Data provided -
****

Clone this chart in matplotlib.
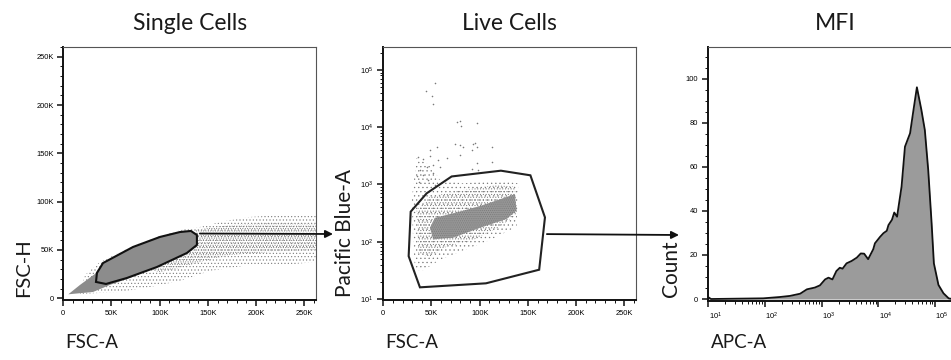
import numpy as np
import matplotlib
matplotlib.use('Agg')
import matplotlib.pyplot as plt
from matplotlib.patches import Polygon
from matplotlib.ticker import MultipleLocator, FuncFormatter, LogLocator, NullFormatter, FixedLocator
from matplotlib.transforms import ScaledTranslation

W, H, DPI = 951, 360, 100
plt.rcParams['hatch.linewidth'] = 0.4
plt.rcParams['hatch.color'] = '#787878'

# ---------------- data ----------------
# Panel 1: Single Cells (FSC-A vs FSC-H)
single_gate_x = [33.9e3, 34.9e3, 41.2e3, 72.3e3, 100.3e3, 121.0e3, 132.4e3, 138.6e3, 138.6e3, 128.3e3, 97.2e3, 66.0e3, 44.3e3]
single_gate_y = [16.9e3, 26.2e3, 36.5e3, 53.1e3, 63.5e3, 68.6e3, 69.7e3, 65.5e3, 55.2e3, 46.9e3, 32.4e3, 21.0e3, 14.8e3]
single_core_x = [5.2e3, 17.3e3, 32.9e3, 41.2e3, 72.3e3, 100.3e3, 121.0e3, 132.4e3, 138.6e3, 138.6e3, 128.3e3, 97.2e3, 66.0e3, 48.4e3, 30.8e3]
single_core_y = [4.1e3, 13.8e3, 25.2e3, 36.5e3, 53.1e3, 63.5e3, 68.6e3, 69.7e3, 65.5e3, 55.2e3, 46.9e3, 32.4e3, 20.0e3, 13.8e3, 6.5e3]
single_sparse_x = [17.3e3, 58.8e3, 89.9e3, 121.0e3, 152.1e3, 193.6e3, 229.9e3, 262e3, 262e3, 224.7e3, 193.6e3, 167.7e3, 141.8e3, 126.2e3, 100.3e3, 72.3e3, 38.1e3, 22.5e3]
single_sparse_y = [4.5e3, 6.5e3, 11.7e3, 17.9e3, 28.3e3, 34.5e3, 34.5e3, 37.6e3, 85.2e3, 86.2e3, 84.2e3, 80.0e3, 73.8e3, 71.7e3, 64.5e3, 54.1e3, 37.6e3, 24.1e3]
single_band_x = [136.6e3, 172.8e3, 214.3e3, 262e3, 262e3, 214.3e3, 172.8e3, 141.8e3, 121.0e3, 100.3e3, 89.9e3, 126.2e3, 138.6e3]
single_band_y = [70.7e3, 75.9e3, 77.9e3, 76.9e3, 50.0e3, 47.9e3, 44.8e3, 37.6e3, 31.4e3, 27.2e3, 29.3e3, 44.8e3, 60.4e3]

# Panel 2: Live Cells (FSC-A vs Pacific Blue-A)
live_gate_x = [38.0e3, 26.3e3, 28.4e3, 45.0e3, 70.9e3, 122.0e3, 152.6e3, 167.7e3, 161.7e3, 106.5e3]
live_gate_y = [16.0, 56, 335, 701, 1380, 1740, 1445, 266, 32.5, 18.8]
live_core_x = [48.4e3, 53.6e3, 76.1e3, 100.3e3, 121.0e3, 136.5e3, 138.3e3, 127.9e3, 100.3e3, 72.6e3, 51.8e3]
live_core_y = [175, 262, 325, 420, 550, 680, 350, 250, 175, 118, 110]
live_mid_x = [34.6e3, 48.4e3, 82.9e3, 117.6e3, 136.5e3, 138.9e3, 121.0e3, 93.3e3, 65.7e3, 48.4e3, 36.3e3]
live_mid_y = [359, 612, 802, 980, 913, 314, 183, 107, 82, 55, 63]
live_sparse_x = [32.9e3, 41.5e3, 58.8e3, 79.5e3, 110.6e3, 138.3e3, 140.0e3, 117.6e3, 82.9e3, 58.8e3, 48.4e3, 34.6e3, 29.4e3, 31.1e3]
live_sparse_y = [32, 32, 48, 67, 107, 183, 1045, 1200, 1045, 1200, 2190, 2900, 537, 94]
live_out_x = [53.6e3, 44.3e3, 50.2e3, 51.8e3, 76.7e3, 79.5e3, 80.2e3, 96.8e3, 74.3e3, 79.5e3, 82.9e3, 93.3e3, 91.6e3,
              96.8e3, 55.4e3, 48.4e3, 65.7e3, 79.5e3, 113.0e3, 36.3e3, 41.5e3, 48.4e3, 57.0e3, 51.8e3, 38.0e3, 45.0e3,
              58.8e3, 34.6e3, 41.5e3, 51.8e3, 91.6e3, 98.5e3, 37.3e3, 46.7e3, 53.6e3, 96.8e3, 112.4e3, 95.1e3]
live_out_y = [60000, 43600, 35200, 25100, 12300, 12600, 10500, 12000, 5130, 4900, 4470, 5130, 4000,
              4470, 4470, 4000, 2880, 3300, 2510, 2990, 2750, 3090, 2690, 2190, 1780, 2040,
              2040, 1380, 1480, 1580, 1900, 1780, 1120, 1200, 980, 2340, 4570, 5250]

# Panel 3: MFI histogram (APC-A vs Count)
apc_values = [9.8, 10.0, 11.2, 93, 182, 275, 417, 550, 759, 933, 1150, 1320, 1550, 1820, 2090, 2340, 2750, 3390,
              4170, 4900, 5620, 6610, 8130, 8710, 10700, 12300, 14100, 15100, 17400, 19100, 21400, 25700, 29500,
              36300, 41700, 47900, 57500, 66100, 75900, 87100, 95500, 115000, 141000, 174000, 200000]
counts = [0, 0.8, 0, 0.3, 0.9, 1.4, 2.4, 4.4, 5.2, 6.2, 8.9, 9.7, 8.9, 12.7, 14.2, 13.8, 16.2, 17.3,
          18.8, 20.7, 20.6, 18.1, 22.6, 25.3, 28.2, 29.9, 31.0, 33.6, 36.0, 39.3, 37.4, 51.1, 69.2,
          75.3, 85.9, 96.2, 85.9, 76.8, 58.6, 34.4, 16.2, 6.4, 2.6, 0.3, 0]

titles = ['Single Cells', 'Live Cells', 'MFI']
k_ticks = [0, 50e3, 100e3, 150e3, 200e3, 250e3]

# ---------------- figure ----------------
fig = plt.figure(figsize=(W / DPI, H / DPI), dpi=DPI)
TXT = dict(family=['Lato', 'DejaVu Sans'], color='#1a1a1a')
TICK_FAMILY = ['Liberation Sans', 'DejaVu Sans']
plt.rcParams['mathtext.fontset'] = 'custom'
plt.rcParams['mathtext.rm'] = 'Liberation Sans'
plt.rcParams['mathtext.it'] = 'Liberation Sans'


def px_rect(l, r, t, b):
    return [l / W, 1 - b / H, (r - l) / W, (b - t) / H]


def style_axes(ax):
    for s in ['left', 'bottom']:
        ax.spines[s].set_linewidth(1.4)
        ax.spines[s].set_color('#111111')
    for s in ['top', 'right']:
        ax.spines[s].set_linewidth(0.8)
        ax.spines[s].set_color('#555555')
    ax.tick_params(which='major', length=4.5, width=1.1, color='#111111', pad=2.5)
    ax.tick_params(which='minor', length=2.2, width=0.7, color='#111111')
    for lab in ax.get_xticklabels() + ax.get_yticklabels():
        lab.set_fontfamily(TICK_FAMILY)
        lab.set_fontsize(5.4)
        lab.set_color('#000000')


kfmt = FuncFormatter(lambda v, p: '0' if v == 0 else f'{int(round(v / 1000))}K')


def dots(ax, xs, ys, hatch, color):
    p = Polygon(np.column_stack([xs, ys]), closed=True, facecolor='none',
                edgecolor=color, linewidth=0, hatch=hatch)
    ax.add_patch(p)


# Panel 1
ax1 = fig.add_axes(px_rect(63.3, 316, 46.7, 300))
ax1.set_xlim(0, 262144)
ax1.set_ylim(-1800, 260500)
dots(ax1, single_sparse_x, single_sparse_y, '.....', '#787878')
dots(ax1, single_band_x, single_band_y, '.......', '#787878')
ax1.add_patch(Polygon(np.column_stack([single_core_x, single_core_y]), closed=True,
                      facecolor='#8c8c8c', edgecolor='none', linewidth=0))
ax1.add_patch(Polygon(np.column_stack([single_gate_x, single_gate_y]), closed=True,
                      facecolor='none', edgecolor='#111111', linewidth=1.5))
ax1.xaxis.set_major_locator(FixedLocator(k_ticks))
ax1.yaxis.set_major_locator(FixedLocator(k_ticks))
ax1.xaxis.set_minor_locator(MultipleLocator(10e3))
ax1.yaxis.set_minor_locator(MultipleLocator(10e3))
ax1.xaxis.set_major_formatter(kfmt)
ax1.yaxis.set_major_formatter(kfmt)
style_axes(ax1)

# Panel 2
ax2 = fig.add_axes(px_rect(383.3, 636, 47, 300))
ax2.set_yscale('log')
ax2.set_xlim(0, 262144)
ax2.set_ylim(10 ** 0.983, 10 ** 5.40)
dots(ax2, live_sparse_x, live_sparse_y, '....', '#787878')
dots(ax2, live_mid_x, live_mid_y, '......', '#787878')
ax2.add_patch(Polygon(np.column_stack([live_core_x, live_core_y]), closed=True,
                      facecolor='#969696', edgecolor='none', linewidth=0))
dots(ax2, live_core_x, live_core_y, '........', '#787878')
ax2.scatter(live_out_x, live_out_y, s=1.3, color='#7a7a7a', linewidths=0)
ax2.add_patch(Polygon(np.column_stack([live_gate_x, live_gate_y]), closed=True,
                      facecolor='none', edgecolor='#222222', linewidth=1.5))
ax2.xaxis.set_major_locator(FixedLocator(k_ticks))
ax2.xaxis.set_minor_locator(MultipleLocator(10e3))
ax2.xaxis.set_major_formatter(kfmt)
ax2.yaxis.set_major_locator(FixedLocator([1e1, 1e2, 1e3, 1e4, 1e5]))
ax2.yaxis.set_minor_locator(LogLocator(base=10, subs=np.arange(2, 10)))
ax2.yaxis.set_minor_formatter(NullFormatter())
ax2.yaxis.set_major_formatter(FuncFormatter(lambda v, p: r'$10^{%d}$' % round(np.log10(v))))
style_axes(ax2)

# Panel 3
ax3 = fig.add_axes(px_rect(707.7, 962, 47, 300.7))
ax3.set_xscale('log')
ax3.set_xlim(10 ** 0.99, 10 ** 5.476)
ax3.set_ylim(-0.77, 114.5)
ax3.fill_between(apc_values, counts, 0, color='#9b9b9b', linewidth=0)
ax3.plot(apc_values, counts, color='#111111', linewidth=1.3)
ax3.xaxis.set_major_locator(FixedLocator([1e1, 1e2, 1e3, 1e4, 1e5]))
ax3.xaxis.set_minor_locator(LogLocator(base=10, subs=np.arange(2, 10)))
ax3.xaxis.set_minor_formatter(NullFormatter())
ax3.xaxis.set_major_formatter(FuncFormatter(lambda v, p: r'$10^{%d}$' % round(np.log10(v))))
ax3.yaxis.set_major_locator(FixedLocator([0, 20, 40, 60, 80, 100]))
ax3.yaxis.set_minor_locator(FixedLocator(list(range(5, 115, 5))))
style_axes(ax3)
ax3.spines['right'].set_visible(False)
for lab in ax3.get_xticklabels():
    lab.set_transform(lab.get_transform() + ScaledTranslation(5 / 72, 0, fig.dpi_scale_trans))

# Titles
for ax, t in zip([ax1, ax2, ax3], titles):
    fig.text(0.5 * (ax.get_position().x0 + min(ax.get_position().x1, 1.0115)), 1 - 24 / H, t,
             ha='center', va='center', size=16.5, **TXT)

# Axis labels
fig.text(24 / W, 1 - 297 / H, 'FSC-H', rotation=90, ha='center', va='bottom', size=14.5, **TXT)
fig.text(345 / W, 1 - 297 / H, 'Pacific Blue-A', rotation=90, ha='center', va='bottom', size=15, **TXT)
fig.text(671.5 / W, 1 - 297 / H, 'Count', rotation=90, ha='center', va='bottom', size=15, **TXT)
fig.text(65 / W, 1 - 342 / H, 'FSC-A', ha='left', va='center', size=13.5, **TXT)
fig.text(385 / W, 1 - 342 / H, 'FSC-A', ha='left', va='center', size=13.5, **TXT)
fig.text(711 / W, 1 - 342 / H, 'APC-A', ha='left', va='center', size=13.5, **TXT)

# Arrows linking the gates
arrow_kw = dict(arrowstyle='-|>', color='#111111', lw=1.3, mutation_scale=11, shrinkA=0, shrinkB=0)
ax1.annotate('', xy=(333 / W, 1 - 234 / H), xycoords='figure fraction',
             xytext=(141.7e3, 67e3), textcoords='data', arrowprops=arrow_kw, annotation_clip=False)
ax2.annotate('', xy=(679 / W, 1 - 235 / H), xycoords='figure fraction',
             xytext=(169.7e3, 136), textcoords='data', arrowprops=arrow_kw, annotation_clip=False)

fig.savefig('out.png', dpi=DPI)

****

Your objective - Leave out any pictures, please, and quote only the lines from the top of the data through the line that contains "plt.rcParams['hatch.color'] = '#787878'".

Result for this exercise -
Clone this chart in matplotlib.
import numpy as np
import matplotlib
matplotlib.use('Agg')
import matplotlib.pyplot as plt
from matplotlib.patches import Polygon
from matplotlib.ticker import MultipleLocator, FuncFormatter, LogLocator, NullFormatter, FixedLocator
from matplotlib.transforms import ScaledTranslation

W, H, DPI = 951, 360, 100
plt.rcParams['hatch.linewidth'] = 0.4
plt.rcParams['hatch.color'] = '#787878'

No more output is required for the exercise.